Von Leonie March | 15.02.2013
    "If I were to define myself I am a kind of 19th century liberal, I am a throwback; I am totally out of date."

    David Goldblatt lächelt. Der Vergleich mit einem aus der Mode gekommenen Liberalen aus dem 19. Jahrhundert gefällt ihm. Er ist ein überzeugter Humanist. Freiheit und Unabhängigkeit sind Ideale, an denen er sich seit seiner Jugend orientiert. Geboren 1930 in einer Bergbaustadt bei Johannesburg, als jüngster Sohn jüdischer Einwanderer aus Litauen.

    "Die Stadt spiegelte den Rassismus in Südafrika in vielerlei Hinsicht wider. Es gab Rassismus sowohl unter Juden als auch Briten und Buren. Meine Eltern waren liberaler als die meisten. Viele ihrer Werte habe ich wohl übernommen."

    Der von Wind und Wetter gegerbte 82-Jährige sitzt vor seinem Laptop. Viel zu oft, meint er. Durch das offene Fenster dringt der Lärm der Kapstädter Long Street. Auf dem Tisch stapeln sich Bücher. David Goldblatt redigiert eine Neuauflage seines Fotoessays "The Transported of KwaNdebele" aus den 80ern: Darin zeigt er die tägliche Arbeitsodyssee schwarzer Südafrikaner mit dem Bus vom Homeland in die Hauptstadt. Frauen und Männer, vor Erschöpfung zusammengesunken in ihren Sitzen.

    "Jeden Tag waren die Arbeiter mit diesen Bussen nach Pretoria unterwegs. Manchmal brauchten sie acht Stunden für den Hin- und Rückweg. Ein Wahnsinn, den ich kaum begreifen konnte und den ich in meinen Fotos so eindringlich wie möglich zeigen wollte. Jeder sollte sehen, was die Apartheid für den Alltag der Menschen bedeutete. Es war furchtbar. Kein Völkermord, aber eine tägliche Schinderei, der Millionen von Menschen ausgesetzt waren."

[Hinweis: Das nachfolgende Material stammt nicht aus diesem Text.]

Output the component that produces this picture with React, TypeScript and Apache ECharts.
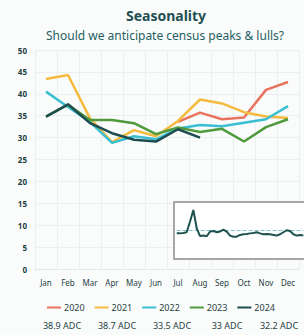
import React, { useEffect, useRef } from "react";
import * as echarts from "echarts";

const months = ["Jan", "Feb", "Mar", "Apr", "May", "Jun", "Jul", "Aug", "Sep", "Oct", "Nov", "Dec"];
const years = ["2020", "2021", "2022", "2023", "2024"];
const y2020 = [null, null, null, null, null, null, 33.6, 35.7, 34.2, 34.6, 40.9, 42.7];
const y2021 = [43.4, 44.3, 34.4, 29.0, 31.7, 30.3, 33.8, 38.7, 37.8, 35.8, 34.8, 34.5];
const y2022 = [40.5, 37.0, 33.6, 28.8, 30.3, 29.6, 32.1, 32.9, 32.6, 33.4, 34.2, 37.2];
const y2023 = [34.8, 37.5, 34.0, 34.0, 33.3, 30.8, 32.3, 31.3, 32.0, 29.1, 32.4, 34.2];
const y2024 = [34.8, 37.6, 33.3, 31.0, 29.5, 29.1, 31.9, 30.0, null, null, null, null];
const yearColors = ["#e8735e", "#f4bb3e", "#3bbfd0", "#4f9a3c", "#1d4d4e"];
const adcLabels = ["38.9 ADC", "38.7 ADC", "33.5 ADC", "33 ADC", "32.2 ADC"];
const yTicks = [0, 50, 5];

const sparkValues = [
  31.7, 31.7, 31.9, 32.2, 37.0, 42.2, 34.0, 30.5, 30.7, 30.4,
  32.5, 32.8, 32.2, 32.5, 33.4, 32.5, 30.7, 30.2, 30.2, 31.0,
  31.3, 31.4, 31.7, 31.9, 32.2, 31.7, 31.3, 31.4, 31.3, 31.0,
  30.7, 31.3, 32.2, 33.1, 32.8, 31.3, 30.7, 31.0, 30.8,
];
const sparkMean = 33.2;

const FONT = "Noto Sans";
const TEXT = "#1f4244";

export default function App() {
  const ref = useRef<HTMLDivElement>(null);
  useEffect(() => {
    if (!ref.current) return;
    const chart = echarts.init(ref.current, null, { renderer: "svg" });
    const yearData = [y2020, y2021, y2022, y2023, y2024];
    const adcX = [62, 117, 172, 227, 279];
    chart.setOption({
      animation: false,
      backgroundColor: "#fafbfb",
      textStyle: { fontFamily: FONT },
      title: [
        {
          text: "Seasonality",
          left: 161,
          textAlign: "center",
          top: 3,
          textStyle: { fontSize: 14, fontWeight: "bold", color: "#1f4f52", fontFamily: FONT },
        },
        {
          text: "Should we anticipate census peaks & lulls?",
          left: 160,
          textAlign: "center",
          top: 24,
          textStyle: { fontSize: 12, fontWeight: "normal", color: "#1f5f62", fontFamily: FONT },
        },
      ],
      legend: {
        data: years,
        left: 42,
        top: 298,
        icon: "rect",
        itemWidth: 14,
        itemHeight: 2,
        itemGap: 10,
        textStyle: { fontSize: 9, color: TEXT, padding: [0, 0, 0, -2] },
      },
      grid: [
        { left: 35, right: 5, top: 50, bottom: 66 },
        { left: 176.7, top: 206, width: 126.7, height: 35.6 },
      ],
      xAxis: [
        {
          type: "category",
          data: months,
          gridIndex: 0,
          axisTick: { show: false },
          axisLine: { show: true, lineStyle: { color: "#e4e8e9" } },
          axisLabel: { fontSize: 8, color: TEXT, margin: 9 },
          splitLine: { show: true, lineStyle: { color: "#eceff0" } },
        },
        {
          type: "category",
          gridIndex: 1,
          show: false,
          boundaryGap: false,
          data: sparkValues.map((_, i) => i),
        },
      ],
      yAxis: [
        {
          type: "value",
          gridIndex: 0,
          min: yTicks[0],
          max: yTicks[1],
          interval: yTicks[2],
          axisLabel: { fontSize: 8, color: TEXT, margin: 8, fontWeight: "bold" },
          splitLine: { show: true, lineStyle: { color: "#eceff0" } },
          axisLine: { show: false },
          axisTick: { show: false },
        },
        { type: "value", gridIndex: 1, show: false, min: 28, max: 44 },
      ],
      graphic: [
        {
          type: "rect",
          z: 1,
          shape: { x: 174, y: 202, width: 140, height: 57 },
          style: { fill: "#ffffff", stroke: "#8c8c8c", lineWidth: 1.5 },
        },
        ...adcLabels.map((t, i) => ({
          type: "text",
          z: 5,
          x: adcX[i],
          y: 325,
          style: {
            text: t,
            fill: TEXT,
            fontSize: 9,
            fontFamily: FONT,
            align: "center",
            verticalAlign: "middle",
          },
        })),
      ],
      series: [
        ...years.map((y, i) => ({
          name: y,
          type: "line",
          data: yearData[i],
          xAxisIndex: 0,
          yAxisIndex: 0,
          symbol: "none",
          lineStyle: { width: 2.5, color: yearColors[i] },
          itemStyle: { color: yearColors[i] },
          connectNulls: false,
        })),
        {
          name: "spark",
          type: "line",
          xAxisIndex: 1,
          yAxisIndex: 1,
          data: sparkValues,
          symbol: "none",
          z: 10,
          lineStyle: { width: 2, color: "#1f5250" },
          markLine: {
            silent: true,
            symbol: "none",
            label: { show: false },
            lineStyle: { type: "dashed", color: "#7cc6cc", width: 1 },
            data: [{ yAxis: sparkMean }],
          },
        },
      ],
    });
    return () => chart.dispose();
  }, []);
  return (
    <div
      ref={ref}
      style={{ position: "absolute", left: 0, top: 0, width: 304, height: 335 }}
    />
  );
}
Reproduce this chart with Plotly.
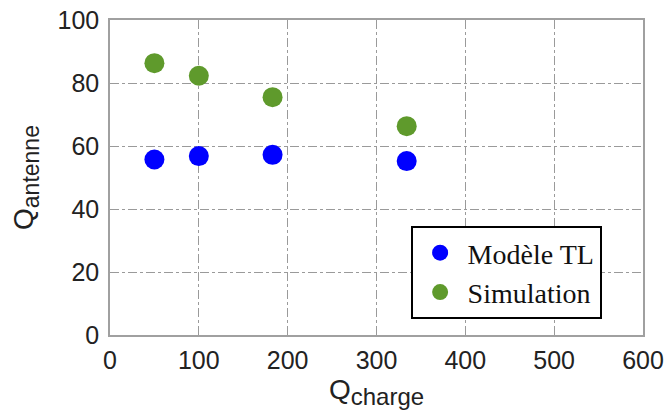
import plotly.graph_objects as go

q_charge = [50, 100, 183, 334]
q_tl = [55.7, 56.8, 57.2, 55.2]
q_sim = [86.3, 82.3, 75.5, 66.3]
x_ticks = [0, 100, 200, 300, 400, 500, 600]
y_ticks = [0, 20, 40, 60, 80, 100]

fig = go.Figure()
fig.add_trace(go.Scatter(x=q_charge, y=q_tl, mode="markers", name="Modèle TL",
                         marker=dict(color="#0000ff", size=20, line=dict(width=0))))
fig.add_trace(go.Scatter(x=q_charge, y=q_sim, mode="markers", name="Simulation",
                         marker=dict(color="#5f9a2c", size=20, line=dict(width=0))))

axis_common = dict(showline=True, linecolor="#a0a0a0", linewidth=1.5, mirror=True,
                   showgrid=True, gridcolor="#9a9a9a", griddash="dashdot", gridwidth=1,
                   zeroline=False, ticks="", automargin=False,
                   tickfont=dict(family="Liberation Sans, Arial", size=25, color="#222"))

title_font = dict(family="Liberation Sans, Arial", size=28, color="#222")
fig.update_xaxes(range=[0, 600], tickvals=x_ticks, ticklabelstandoff=2, **axis_common,
                 title=dict(text="Q<sub><span style='font-size:24px'>charge</span></sub>",
                            standoff=6, font=title_font))
fig.update_yaxes(range=[0, 100], tickvals=y_ticks, ticklabelstandoff=4, **axis_common,
                 title=dict(text="Q<sub><span style='font-size:23px'>antenne</span></sub>",
                            standoff=16, font=title_font))

fig.update_layout(
    width=665, height=418,
    margin=dict(l=110, r=22, t=20, b=83),
    plot_bgcolor="white", paper_bgcolor="white",
    legend=dict(x=0.564, y=0.346, xanchor="left", yanchor="top",
                bordercolor="black", borderwidth=2, bgcolor="white",
                font=dict(family="Liberation Serif, Times New Roman", size=28, color="#111"),
                itemwidth=45, tracegroupgap=0),
)
fig.write_html("out.html", config={"displayModeBar": False},
               post_script="document.body.style.margin='0';")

    Doch Goldblatt zeigt auch die andere Seite: Weiße Mittelschichtfamilien in ihrer abgeschirmten Vorstadtidylle, Schönheitsköniginnen, Politiker. Sein Ziel: Ein möglichst detailliertes Bild der tief gespaltenen Gesellschaft zu zeichnen. Grautöne in der schwarz-weißen Welt. Er achtet auf eine kritische Distanz, lässt sich nicht instrumentalisieren, trennt klar zwischen kommerziellen Aufträgen als Werbefotograf oder für Zeitschriften und dem, was er seine "persönliche Arbeit" nennt. Keine Kunst betont er, sondern Handwerk. Trotz Ausstellungen in bedeutenden Museen wie dem Museum of Modern Art in New York oder bei der documenta.

    "Es geht mir vor allem darum, herauszufinden, zu definieren und zu hinterfragen, welche Wertvorstellungen wir haben. Und zwar, um das Wesen der Gesellschaft zu verstehen, in der ich lebe. Ich kann nur über Südafrika sprechen. Ich bin hier tief verwurzelt. Wenn ich hier wegziehen würde, wäre ich nur ein halber Mensch."

    Ohne Arbeit wahrscheinlich auch. Mit 82 reist David Goldblatt weiterhin regelmäßig mit Wohnmobil und Kamera durch Südafrika. Pendelt zwischen seinem Haus in Johannesburg und seiner Wohnung in Kapstadt. Er spürt Spuren der Vergangenheit nach und fühlt neuen gesellschaftlichen Problemen auf den Zahn.

    "Südafrika hat eine sehr hohe Kriminalitätsrate. Fast jeder ist schon einmal zum Opfer geworden. Auch meine Frau und ich sind schon in unserem Haus überfallen worden. Meine drei Kinder haben ähnliche Erfahrungen gemacht. Mich interessiert, wer die Verbrecher sind. Ich treffe sie nicht im Gefängnis, sondern nach ihrer Haftstrafe in Freiheit und fotografiere sie am ehemaligen Tatort. Ich höre ihnen zu, nicht als Richter oder Sozialarbeiter. Mir geht es nicht darum, sie zu verurteilen. Ich möchte einfach ihre Geschichte hören."

    Ohne Vorurteile genau hinschauen, um die Essenz in einem Foto zu destillieren. Diesem Berufsethos ist David Goldblatt immer treu geblieben.

    Info

    Die Werke von David Goldblatt sind bis Ende Mai im Münchener Haus der Kunst zu sehen. Sein Bildband "Aufstieg und Fall der Apartheid" ist gerade beim Prestel-Verlag erschienen.